----- Source data -----
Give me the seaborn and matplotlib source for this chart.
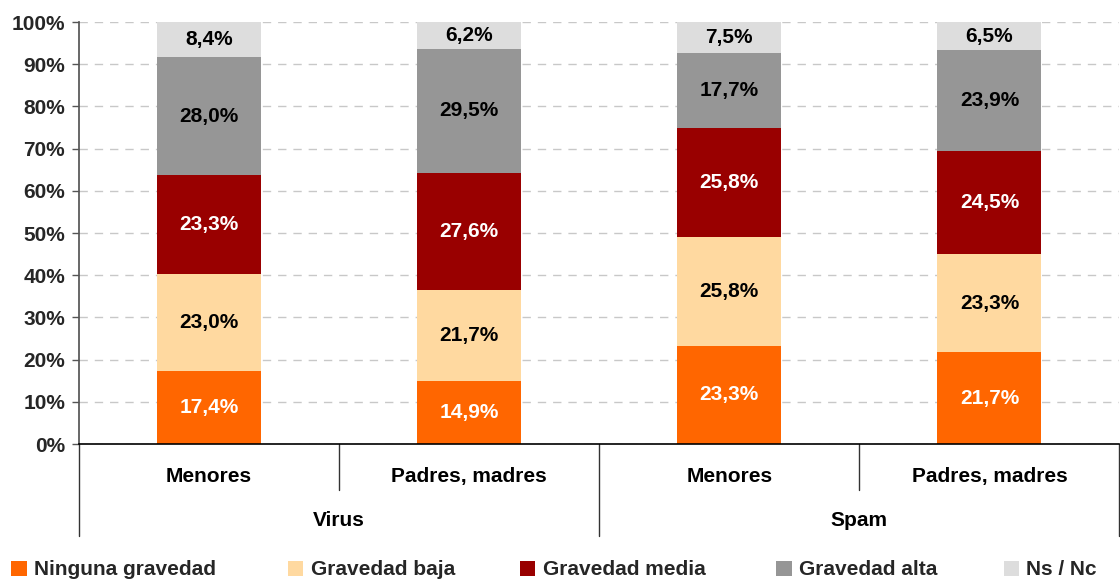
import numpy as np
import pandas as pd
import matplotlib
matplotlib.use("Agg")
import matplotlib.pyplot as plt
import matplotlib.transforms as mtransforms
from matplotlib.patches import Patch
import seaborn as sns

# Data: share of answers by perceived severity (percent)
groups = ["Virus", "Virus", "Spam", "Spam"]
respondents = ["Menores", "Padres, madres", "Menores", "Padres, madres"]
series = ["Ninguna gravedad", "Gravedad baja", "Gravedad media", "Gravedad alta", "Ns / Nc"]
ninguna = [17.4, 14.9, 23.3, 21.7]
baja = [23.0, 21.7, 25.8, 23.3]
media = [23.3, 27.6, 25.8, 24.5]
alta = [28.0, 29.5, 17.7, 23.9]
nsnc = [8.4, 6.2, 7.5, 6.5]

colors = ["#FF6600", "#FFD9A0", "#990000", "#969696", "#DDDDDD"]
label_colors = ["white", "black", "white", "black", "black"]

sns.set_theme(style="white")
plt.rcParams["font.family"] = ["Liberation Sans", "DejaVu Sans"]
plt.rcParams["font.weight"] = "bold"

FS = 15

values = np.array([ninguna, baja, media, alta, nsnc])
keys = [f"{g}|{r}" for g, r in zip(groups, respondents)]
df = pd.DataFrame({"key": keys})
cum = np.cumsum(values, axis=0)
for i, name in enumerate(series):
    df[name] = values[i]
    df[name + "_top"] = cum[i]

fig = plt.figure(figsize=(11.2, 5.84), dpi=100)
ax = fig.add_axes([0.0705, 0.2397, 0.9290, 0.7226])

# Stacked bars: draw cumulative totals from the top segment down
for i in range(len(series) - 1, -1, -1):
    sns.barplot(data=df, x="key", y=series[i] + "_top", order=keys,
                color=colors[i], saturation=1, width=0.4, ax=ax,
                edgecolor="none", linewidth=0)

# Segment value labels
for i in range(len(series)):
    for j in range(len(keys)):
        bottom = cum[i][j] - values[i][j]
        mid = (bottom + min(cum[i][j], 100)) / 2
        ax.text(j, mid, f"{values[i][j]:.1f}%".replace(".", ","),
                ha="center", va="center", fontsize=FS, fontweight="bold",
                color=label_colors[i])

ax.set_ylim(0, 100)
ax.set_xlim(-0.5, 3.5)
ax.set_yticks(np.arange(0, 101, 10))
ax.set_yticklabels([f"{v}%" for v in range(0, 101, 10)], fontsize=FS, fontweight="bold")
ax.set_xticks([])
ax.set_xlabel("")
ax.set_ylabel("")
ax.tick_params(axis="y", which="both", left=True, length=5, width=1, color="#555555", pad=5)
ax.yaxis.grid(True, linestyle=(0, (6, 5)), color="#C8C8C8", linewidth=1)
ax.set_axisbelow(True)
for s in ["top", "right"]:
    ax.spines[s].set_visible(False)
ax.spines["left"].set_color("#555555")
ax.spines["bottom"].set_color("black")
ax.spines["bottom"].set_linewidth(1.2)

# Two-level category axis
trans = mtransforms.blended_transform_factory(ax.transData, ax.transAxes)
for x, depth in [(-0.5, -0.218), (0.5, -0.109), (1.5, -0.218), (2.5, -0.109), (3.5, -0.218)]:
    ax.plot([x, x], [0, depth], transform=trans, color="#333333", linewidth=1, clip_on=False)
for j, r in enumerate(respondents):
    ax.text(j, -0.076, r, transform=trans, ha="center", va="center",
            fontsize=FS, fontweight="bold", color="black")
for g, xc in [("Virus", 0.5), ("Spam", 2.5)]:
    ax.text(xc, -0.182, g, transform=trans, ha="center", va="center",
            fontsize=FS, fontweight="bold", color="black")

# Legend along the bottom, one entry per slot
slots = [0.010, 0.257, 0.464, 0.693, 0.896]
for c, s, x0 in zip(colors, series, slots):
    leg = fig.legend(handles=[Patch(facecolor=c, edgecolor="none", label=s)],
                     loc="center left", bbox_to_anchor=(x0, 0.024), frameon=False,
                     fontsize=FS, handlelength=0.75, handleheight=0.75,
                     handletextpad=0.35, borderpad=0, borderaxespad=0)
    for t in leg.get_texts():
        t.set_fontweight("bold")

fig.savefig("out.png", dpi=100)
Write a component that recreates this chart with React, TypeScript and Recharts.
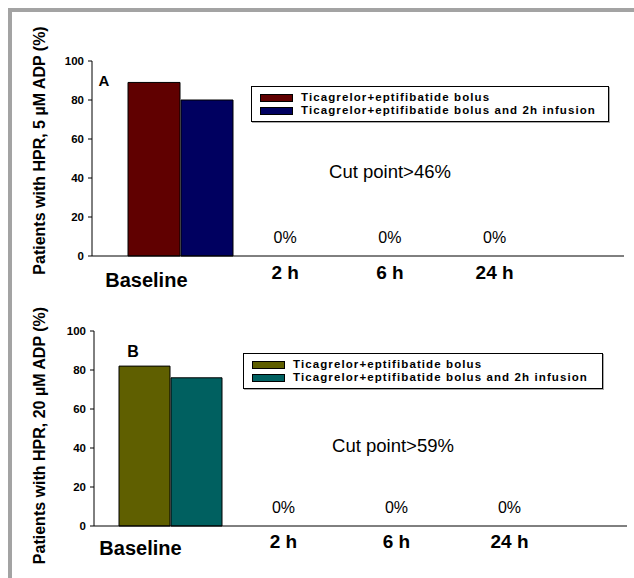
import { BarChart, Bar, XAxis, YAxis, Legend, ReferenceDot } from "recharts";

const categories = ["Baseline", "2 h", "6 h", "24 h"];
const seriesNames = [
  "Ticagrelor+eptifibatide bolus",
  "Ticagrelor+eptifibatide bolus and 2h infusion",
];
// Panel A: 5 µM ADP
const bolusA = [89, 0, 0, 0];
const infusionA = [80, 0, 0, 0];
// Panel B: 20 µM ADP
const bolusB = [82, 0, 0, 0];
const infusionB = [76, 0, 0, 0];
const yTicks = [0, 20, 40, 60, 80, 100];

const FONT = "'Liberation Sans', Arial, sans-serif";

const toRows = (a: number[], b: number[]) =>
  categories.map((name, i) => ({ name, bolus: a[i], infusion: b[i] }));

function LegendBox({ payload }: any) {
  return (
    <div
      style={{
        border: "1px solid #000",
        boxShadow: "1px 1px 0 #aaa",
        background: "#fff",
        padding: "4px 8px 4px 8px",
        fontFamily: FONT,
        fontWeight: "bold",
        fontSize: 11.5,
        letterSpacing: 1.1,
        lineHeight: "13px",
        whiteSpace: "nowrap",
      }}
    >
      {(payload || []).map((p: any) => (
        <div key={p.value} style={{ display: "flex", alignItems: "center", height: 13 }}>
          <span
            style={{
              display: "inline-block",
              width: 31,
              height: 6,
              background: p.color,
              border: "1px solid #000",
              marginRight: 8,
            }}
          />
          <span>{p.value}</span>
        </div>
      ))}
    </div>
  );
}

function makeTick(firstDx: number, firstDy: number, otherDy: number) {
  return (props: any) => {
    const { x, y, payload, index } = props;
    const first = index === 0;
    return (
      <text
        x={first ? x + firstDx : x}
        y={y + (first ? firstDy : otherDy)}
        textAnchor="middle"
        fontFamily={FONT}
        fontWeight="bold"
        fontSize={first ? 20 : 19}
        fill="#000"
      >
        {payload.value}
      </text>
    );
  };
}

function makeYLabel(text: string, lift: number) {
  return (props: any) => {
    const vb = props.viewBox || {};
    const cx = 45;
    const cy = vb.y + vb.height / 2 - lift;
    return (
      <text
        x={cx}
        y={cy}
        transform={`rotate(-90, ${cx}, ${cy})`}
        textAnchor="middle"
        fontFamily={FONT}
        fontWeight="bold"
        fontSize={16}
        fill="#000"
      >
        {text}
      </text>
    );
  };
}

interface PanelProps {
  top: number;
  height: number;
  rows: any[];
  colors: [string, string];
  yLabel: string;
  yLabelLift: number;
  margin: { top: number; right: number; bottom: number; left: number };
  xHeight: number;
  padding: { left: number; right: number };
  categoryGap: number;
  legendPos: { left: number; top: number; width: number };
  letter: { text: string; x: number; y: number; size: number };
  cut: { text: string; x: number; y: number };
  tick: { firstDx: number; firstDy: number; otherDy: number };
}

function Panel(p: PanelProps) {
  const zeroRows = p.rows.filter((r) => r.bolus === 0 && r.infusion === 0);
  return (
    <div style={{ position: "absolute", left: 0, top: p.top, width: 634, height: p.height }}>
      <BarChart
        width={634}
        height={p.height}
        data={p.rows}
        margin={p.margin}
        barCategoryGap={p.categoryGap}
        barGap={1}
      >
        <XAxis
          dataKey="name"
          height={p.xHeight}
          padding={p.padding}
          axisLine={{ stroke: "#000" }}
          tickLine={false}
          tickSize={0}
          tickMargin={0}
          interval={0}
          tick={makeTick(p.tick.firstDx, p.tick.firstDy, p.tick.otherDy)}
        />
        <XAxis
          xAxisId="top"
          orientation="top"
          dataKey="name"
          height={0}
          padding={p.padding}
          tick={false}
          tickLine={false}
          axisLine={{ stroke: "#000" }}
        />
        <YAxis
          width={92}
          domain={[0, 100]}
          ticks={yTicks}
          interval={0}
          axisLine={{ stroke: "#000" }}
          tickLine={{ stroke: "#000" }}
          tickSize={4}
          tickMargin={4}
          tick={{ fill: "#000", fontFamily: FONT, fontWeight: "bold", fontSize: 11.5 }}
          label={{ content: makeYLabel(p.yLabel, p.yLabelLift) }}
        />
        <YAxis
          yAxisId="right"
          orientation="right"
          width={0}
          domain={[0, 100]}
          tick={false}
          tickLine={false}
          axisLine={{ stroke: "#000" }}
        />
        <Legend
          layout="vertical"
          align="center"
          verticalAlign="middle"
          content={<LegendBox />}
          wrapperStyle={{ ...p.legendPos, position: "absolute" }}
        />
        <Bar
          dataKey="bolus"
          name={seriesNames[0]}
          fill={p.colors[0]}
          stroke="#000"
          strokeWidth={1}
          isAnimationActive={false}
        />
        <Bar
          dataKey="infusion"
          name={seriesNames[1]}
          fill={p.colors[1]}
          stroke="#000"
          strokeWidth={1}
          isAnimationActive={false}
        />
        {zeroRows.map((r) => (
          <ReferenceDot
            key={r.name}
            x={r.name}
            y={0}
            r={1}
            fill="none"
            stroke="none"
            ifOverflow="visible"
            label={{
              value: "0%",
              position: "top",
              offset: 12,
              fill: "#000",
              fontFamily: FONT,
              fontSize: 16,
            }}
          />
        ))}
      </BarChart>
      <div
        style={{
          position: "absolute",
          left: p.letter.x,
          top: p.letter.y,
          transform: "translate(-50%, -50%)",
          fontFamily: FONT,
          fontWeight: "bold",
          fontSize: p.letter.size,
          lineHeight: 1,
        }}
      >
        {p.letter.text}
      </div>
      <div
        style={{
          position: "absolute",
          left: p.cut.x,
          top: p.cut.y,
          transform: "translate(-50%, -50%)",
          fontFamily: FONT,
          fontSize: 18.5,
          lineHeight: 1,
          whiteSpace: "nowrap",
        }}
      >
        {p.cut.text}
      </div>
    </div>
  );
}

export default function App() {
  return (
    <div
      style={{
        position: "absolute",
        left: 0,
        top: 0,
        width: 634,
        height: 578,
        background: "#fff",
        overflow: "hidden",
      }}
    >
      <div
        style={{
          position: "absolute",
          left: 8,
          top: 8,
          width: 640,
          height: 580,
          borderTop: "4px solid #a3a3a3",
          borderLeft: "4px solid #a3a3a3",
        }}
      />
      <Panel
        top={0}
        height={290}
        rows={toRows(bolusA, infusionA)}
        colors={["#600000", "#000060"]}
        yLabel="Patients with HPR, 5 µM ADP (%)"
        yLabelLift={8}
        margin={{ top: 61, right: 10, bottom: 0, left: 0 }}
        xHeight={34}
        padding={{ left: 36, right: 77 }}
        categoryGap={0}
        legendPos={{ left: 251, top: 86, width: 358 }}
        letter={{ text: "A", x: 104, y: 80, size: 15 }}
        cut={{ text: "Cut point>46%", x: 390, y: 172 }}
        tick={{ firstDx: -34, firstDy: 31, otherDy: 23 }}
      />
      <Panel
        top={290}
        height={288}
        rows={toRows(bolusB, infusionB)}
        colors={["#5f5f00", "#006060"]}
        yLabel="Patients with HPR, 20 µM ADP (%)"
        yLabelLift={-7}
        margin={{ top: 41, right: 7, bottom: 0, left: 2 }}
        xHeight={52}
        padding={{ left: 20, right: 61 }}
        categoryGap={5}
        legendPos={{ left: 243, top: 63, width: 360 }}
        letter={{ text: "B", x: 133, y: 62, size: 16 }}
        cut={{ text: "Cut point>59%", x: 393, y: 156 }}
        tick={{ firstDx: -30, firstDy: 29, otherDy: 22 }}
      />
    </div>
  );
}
-----
• [Aim of the task] Set down the records above word for word, from the first line through the line containing "import seaborn as sns", both included; leave out the pictures.

• [Solution to the problem]
Give me the seaborn and matplotlib source for this chart.
import numpy as np
import pandas as pd
import matplotlib
matplotlib.use("Agg")
import matplotlib.pyplot as plt
import matplotlib.transforms as mtransforms
from matplotlib.patches import Patch
import seaborn as sns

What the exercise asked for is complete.